Supplies We Used To Build This DIY Corner Bookshelf

I will link the pipe material, below, but keep in mind you can also purchase individual pieces at Home Depot.

Dimensions of a DIY corner bookshelf.

Exact Dimensions Of DIY Corner Bookshelf Boxes

We suggest you customize your DIY corner bookshelf to fit the space you have but, if you’d like to know the exact dimensions of our bookshelf boxes, we have them listed for you, below!

  • 1 – 33-1/2″ x 10″
  • 1 – 31-1/2″ x 11-1/2″
  • 1 – 30″ x 11-1/2″
  • 2 – 26″ x 10″
  • 1 – 29-1/2″ x 11-1/2″
  • 1 – 26″ x 11-1/2″

When making your cuts, remember that the long width should be reduced by 1-1/2″ to make up for the short end pieces, added to the ends of your long boards.
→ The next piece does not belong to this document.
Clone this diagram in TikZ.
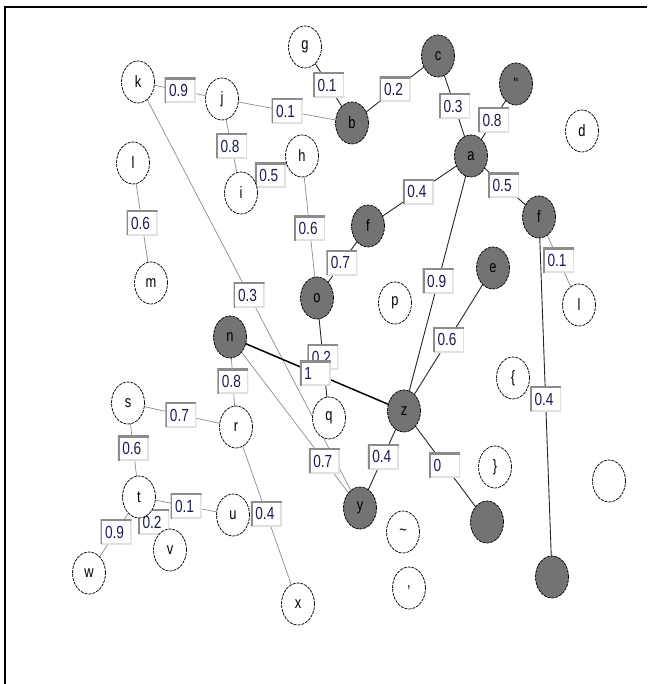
\documentclass[tikz,border=0pt]{standalone}
\usepackage{fontspec}
\newfontfamily\nodefont[FakeStretch=0.78]{Liberation Sans}
\usetikzlibrary{shapes.geometric,backgrounds}
\definecolor{labcol}{RGB}{28,28,80}
\definecolor{nodegray}{RGB}{115,115,115}
\tikzset{
  vtx/.style={ellipse, draw=black, line width=0.75pt, dash pattern=on 3pt off 1pt,
    minimum width=33pt, minimum height=42pt, inner sep=0pt, fill=white,
    font=\nodefont\fontsize{16.5}{16.5}\selectfont},
  fvtx/.style={vtx, fill=nodegray},
  wlab/.style={draw=none, fill=white, inner xsep=4.5pt, inner ysep=0pt,
    minimum height=25pt, text height=12.5pt, text depth=0pt, text=labcol,
    font=\nodefont\fontsize{17.5}{17.5}\selectfont,
    path picture={
      \draw[black!12, line width=3pt] (path picture bounding box.north east) -- (path picture bounding box.south east) -- (path picture bounding box.south west);
      \draw[black!45, line width=3.8pt] (path picture bounding box.south west) -- (path picture bounding box.north west) -- (path picture bounding box.north east);
    }},
  dk/.style={draw=black!85, line width=0.9pt},
  lt/.style={draw=black!45, line width=0.7pt},
}
\newcommand{\lb}[1]{\makebox[22pt][l]{#1}}
\begin{document}
\begin{tikzpicture}[x=1pt, y=-1pt]
\useasboundingbox (0,0) rectangle (647,684);
\draw[line width=2pt] (5,684) -- (5,7) -- (647,7);
% nodes
\node[vtx]  (k)  at (138,82)  {k};
\node[vtx]  (j)  at (222,99)  {j};
\node[vtx]  (g)  at (305,47)  {g};
\node[fvtx] (c)  at (438,56)  {c};
\node[fvtx] (b)  at (352,123) {b};
\node[fvtx] (qt) at (516,84)  {"};
\node[vtx]  (d)  at (582,131) {d};
\node[fvtx] (a)  at (471,156) {a};
\node[fvtx] (fr) at (539,217) {f};
\node[fvtx] (fl) at (368,226) {f};
\node[vtx]  (l1) at (133,163) {l};
\node[vtx]  (i)  at (241,193) {i};
\node[vtx]  (h)  at (302,156) {h};
\node[vtx]  (m)  at (151,283) {m};
\node[fvtx] (o)  at (317,298) {o};
\node[fvtx] (n)  at (230,337) {n};
\node[vtx]  (p)  at (395,303) {p};
\node[fvtx] (e)  at (493,268) {e};
\node[vtx]  (l2) at (579,305) {l};
\node[fvtx] (z)  at (404,411) {z};
\node[vtx]  (q)  at (329,418) {q};
\node[vtx]  (s)  at (128,403) {s};
\node[vtx]  (r)  at (236,427) {r};
\node[vtx]  (t)  at (139,497) {t};
\node[vtx]  (u)  at (233,515) {u};
\node[vtx]  (v)  at (170,550) {v};
\node[vtx]  (w)  at (89,573)  {w};
\node[vtx]  (x)  at (298,604) {x};
\node[fvtx] (y)  at (360,508) {y};
\node[vtx]  (tl) at (403,532) {\char`\~};
\node[vtx]  (cm) at (409,588) {,};
\node[vtx]  (rb) at (495,467) {\}};
\node[fvtx] (g1) at (487,522) {};
\node[vtx]  (wt) at (609,481) {};
\node[fvtx] (g2) at (552,577) {};
\begin{pgfonlayer}{background}
\node[vtx] (lbr) at (513,378) {\{};
\draw[lt] (k.center) -- node[wlab] {\lb{0.9}} (j.center);
\draw[lt] (j.center) -- node[wlab] {\lb{0.1}} (b.center);
\draw[dk] (g.center) -- node[wlab] {\lb{0.1}} (b.center);
\draw[dk] (b.center) -- node[wlab] {\lb{0.2}} (c.center);
\draw[dk] (c.center) -- node[wlab] {\lb{0.3}} (a.center);
\draw[dk] (qt.center) -- node[wlab] {\lb{0.8}} (a.center);
\draw[dk] (a.center) -- node[wlab, pos=0.48] {\lb{0.5}} (fr.center);
\draw[dk] (a.center) -- node[wlab, pos=0.51] {\lb{0.4}} (fl.center);
\draw[lt] (j.center) -- node[wlab] {\lb{0.8}} (i.center);
\draw[lt] (i.center) -- node[wlab, pos=0.48] {\lb{0.5}} (h.center);
\draw[lt] (h.center) -- node[wlab, pos=0.51] {\lb{0.6}} (o.center);
\draw[dk] (fl.center) -- node[wlab, pos=0.51] {\lb{0.7}} (o.center);
\draw[lt] (l1.center) -- node[wlab] {\lb{0.6}} (m.center);
\draw[lt] (k.center) -- node[wlab, pos=0.5] {\lb{0.3}} (y.center);
\draw[dk] (o.center) -- node[wlab, pos=0.49] {\lb{0.2}} (q.center);
\draw[dk] (a.center) -- node[wlab, pos=0.49] {\lb{0.9}} (z.center);
\draw[dk] (e.center) -- node[wlab, pos=0.5] {\lb{0.6}} (z.center);
\draw[draw=black, line width=1.5pt] (n.center) -- node[wlab, pos=0.49] {\lb{1}} (z.center);
\draw[lt] (n.center) -- node[wlab, pos=0.49] {\lb{0.8}} (r.center);
\draw[lt] (n.center) -- node[wlab, pos=0.725] {\lb{0.7}} (y.center);
\draw[dk] (z.center) -- node[wlab, pos=0.47] {\lb{0.4}} (y.center);
\draw[dk] (z.center) -- node[wlab, pos=0.49] {\lb{0}} (g1.center);
\draw[dk] (fr.center) -- node[wlab, pos=0.505] {\lb{0.4}} (g2.center);
\draw[lt] (fr.center) -- node[wlab, pos=0.49] {\lb{0.1}} (l2.center);
\draw[lt] (s.center) -- node[wlab, pos=0.49] {\lb{0.7}} (r.center);
\draw[lt] (s.center) -- node[wlab, pos=0.48] {\lb{0.6}} (t.center);
\draw[lt] (r.center) -- node[wlab, pos=0.49] {\lb{0.4}} (x.center);
\draw[lt] (t.center) -- node[wlab, pos=0.5] {\lb{0.1}} (u.center);
\draw[lt] (t.center) -- node[wlab, pos=0.47] {\lb{0.2}} (v.center);
\draw[lt] (t.center) -- node[wlab, pos=0.46] {\lb{0.9}} (w.center);
\end{pgfonlayer}
\end{tikzpicture}
\end{document}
For example, the wood box that is 33-1/2″ x 10″ would have these cuts: 2 – 32″ and 2 – 10″.

Exact Pipe Dimensions

  • Bottom Legs (4″) – 4 – 4″ pipes with 8 flanges to place on each end
  • Side Bottom Legs (14-1/2″) – 2 – 8″ Pipe, 3 – 5″ pipe, 2 – pipe fitting tees, 4 flanges
  • Bottom Brace (11-1/2″) – 3 – 3″ pipe, 2 pipe fitting tees, 2 flanges
  • Upper Brace (14-1/2″) – 1 – 10″ pipe, 1 – 3-1/2″ pipe, 1 pipe fitting tee, 2 flanges

The convenient thing about using pipe fittings is that you can easily unthread them a bit, in order to make everything sit flush!

How Much Does It Cost To Build A DIY Corner Bookshelf?

Because we had the tools and a few of the supplies on hand, I estimate that we spent about $400 to build this corner bookcase. It may seem like a lot but if you wanted to purchase something like this at a furniture store, it would be substantially more to buy … if you could even find it.

I did find this inexpensive corner bookcase that is constructed of MDF board and not nearly as awesome! Or, this more expensive option that still doesn’t use real wood.

This DIY Corner Bookshelf was designed to be a practical piece of artwork that will hold many books, absorb sound, and add a new dimension to your space!